Start of SUPPLIED RECORDS
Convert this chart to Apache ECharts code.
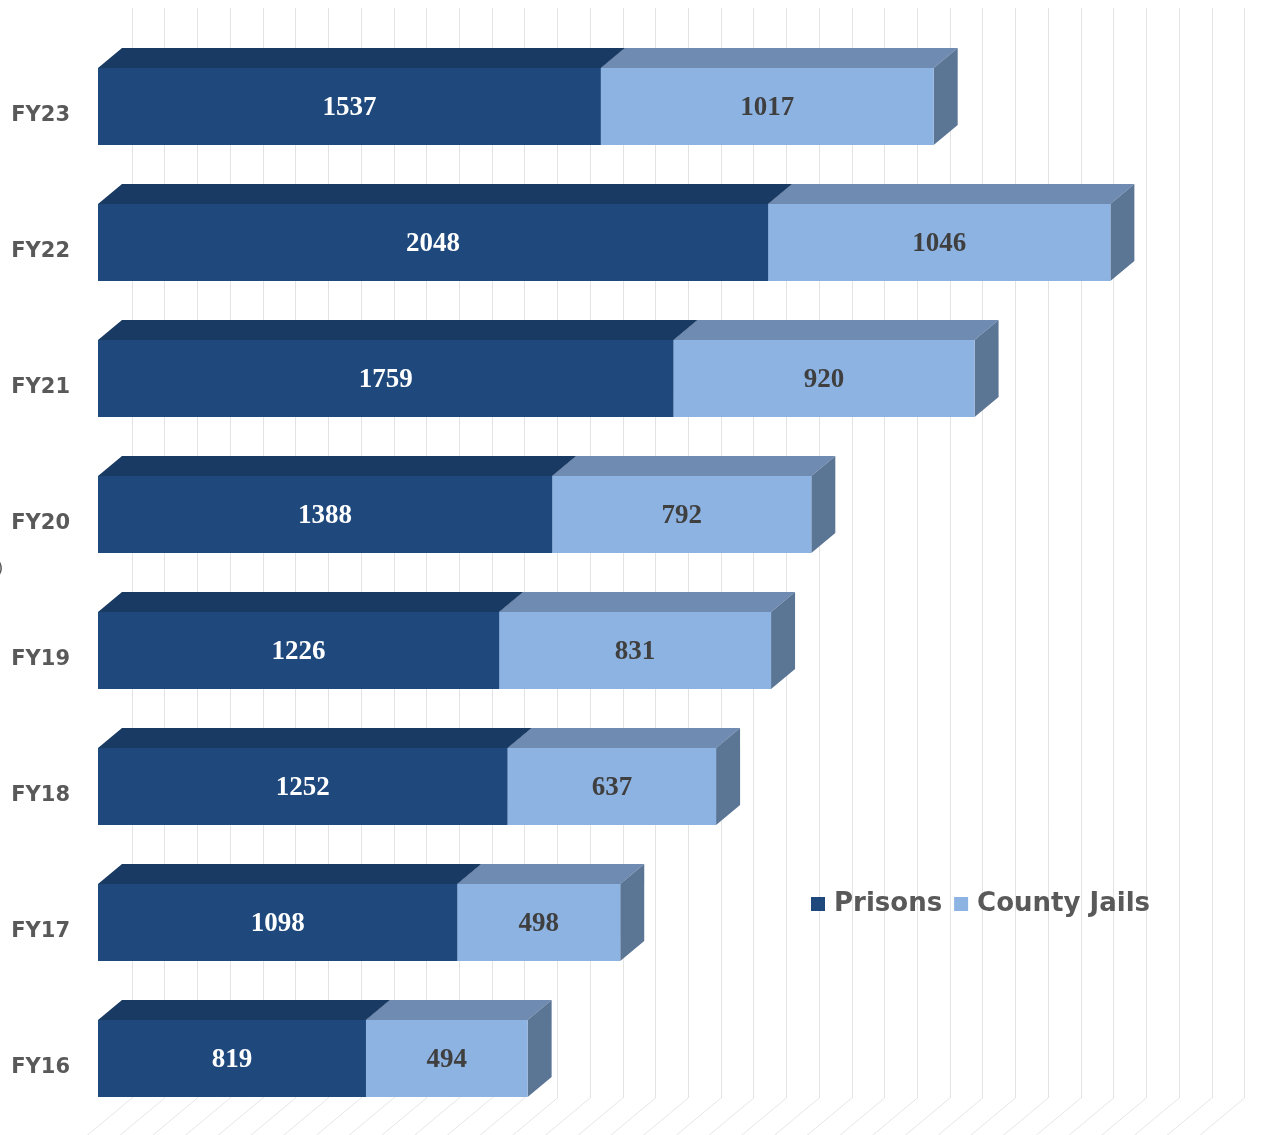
End of SUPPLIED RECORDS
Start of SUPPLIED RECORDS
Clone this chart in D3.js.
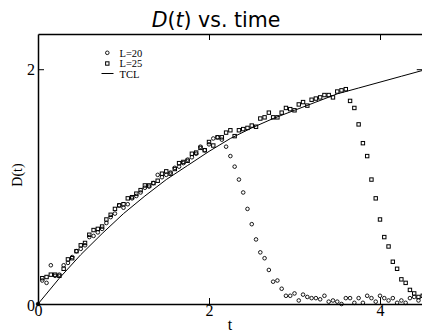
End of SUPPLIED RECORDS
Start of SUPPLIED RECORDS
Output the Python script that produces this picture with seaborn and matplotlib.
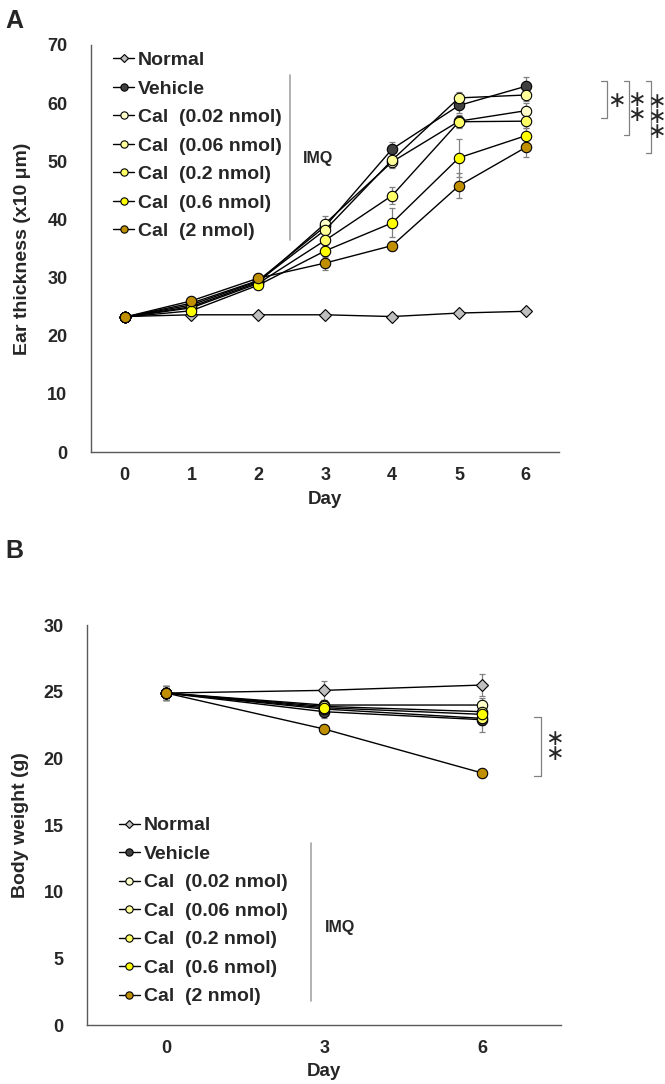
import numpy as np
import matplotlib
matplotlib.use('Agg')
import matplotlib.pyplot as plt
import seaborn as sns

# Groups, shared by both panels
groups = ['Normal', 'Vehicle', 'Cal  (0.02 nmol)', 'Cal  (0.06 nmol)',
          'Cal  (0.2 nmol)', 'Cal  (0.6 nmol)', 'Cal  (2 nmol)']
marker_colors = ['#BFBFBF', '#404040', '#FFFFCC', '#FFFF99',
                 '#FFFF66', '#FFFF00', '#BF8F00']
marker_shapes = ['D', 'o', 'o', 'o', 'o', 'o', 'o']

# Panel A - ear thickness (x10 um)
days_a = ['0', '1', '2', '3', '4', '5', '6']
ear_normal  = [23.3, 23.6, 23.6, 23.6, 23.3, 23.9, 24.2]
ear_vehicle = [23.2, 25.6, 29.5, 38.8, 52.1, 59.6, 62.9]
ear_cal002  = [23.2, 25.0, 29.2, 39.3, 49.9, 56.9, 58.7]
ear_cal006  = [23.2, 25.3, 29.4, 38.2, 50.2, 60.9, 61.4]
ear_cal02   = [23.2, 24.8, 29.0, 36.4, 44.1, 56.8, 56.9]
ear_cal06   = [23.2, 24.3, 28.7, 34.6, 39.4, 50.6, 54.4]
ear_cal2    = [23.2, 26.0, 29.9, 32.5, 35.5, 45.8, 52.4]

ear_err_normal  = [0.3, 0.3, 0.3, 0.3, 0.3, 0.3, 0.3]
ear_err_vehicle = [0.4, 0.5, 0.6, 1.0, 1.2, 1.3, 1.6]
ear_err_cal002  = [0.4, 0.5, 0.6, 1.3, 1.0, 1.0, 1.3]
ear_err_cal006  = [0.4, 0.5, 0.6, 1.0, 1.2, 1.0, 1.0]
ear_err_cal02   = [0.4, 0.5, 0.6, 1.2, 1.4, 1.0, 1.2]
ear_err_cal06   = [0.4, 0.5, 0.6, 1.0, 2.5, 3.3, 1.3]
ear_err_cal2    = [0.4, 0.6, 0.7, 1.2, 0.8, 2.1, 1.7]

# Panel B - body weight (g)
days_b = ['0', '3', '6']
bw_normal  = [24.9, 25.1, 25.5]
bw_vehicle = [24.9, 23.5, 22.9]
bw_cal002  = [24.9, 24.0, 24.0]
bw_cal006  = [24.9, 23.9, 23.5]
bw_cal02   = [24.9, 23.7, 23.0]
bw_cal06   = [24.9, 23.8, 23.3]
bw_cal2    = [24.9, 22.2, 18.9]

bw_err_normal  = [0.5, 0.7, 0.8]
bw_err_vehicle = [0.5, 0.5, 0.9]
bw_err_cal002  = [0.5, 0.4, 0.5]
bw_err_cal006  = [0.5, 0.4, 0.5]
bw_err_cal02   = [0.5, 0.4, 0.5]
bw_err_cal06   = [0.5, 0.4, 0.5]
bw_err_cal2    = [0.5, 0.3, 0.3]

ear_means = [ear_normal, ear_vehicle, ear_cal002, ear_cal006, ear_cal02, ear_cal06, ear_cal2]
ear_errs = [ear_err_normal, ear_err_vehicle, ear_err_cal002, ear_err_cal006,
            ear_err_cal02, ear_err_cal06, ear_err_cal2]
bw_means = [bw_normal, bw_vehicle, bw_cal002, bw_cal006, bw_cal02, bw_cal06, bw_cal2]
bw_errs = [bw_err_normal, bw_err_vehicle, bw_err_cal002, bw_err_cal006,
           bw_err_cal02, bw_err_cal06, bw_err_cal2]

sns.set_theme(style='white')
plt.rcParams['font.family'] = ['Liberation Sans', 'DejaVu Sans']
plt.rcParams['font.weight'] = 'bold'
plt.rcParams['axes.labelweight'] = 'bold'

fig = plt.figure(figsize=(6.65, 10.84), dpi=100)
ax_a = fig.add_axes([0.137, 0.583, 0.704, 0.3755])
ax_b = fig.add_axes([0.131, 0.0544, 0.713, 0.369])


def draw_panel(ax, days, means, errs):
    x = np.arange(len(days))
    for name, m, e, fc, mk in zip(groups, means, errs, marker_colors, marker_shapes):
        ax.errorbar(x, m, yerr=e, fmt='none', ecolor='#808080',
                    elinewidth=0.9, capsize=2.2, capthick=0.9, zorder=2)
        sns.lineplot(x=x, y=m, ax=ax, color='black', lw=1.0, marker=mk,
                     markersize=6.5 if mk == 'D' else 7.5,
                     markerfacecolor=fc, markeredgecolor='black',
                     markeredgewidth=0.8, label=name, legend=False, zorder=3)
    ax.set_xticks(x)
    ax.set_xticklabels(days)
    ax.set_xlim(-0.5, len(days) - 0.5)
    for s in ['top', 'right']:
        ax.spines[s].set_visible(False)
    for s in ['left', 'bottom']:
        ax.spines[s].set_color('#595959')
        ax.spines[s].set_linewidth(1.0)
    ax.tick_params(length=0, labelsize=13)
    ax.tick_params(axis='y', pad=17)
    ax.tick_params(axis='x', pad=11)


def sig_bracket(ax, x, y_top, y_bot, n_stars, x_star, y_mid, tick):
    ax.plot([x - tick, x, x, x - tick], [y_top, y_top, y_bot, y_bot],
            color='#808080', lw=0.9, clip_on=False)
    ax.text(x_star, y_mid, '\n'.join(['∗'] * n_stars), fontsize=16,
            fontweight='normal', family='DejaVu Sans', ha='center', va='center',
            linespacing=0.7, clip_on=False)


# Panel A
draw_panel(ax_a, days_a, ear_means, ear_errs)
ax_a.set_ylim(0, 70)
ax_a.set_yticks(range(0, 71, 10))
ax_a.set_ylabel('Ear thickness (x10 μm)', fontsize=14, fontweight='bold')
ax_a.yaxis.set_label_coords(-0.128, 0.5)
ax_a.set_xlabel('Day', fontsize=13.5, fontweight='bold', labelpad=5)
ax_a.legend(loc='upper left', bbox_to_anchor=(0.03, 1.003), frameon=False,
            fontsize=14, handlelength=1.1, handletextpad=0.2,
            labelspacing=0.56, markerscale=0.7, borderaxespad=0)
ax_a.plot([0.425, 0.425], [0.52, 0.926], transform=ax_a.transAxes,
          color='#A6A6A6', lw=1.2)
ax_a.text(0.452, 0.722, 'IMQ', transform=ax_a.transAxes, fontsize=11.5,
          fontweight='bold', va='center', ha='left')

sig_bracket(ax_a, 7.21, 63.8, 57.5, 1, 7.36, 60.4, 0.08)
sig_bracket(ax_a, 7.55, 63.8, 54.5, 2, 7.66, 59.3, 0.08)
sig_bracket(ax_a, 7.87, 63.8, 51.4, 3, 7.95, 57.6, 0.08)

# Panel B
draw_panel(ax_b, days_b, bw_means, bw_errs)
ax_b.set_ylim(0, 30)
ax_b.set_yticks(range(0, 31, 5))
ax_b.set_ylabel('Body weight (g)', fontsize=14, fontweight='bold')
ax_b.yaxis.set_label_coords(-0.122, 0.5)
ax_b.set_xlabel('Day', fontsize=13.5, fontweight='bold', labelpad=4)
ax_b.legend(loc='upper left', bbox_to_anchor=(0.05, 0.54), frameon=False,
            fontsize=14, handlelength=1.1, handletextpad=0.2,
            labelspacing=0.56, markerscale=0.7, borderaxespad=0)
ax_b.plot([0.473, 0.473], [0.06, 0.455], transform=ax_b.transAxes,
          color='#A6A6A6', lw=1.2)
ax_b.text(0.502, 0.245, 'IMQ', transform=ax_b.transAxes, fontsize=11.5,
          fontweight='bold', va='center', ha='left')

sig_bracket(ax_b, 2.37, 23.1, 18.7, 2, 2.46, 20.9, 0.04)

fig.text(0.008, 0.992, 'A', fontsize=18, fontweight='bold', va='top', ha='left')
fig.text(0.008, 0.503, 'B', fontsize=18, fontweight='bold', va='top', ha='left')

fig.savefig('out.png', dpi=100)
End of SUPPLIED RECORDS
*THE EXERCISE*
From the material above, reproduce only what runs from the line holding "Output the Python" down to the line holding "import seaborn as sns", both included, pictures excluded.

*EXERCISE SOLUTION*
Output the Python script that produces this picture with seaborn and matplotlib.
import numpy as np
import matplotlib
matplotlib.use('Agg')
import matplotlib.pyplot as plt
import seaborn as sns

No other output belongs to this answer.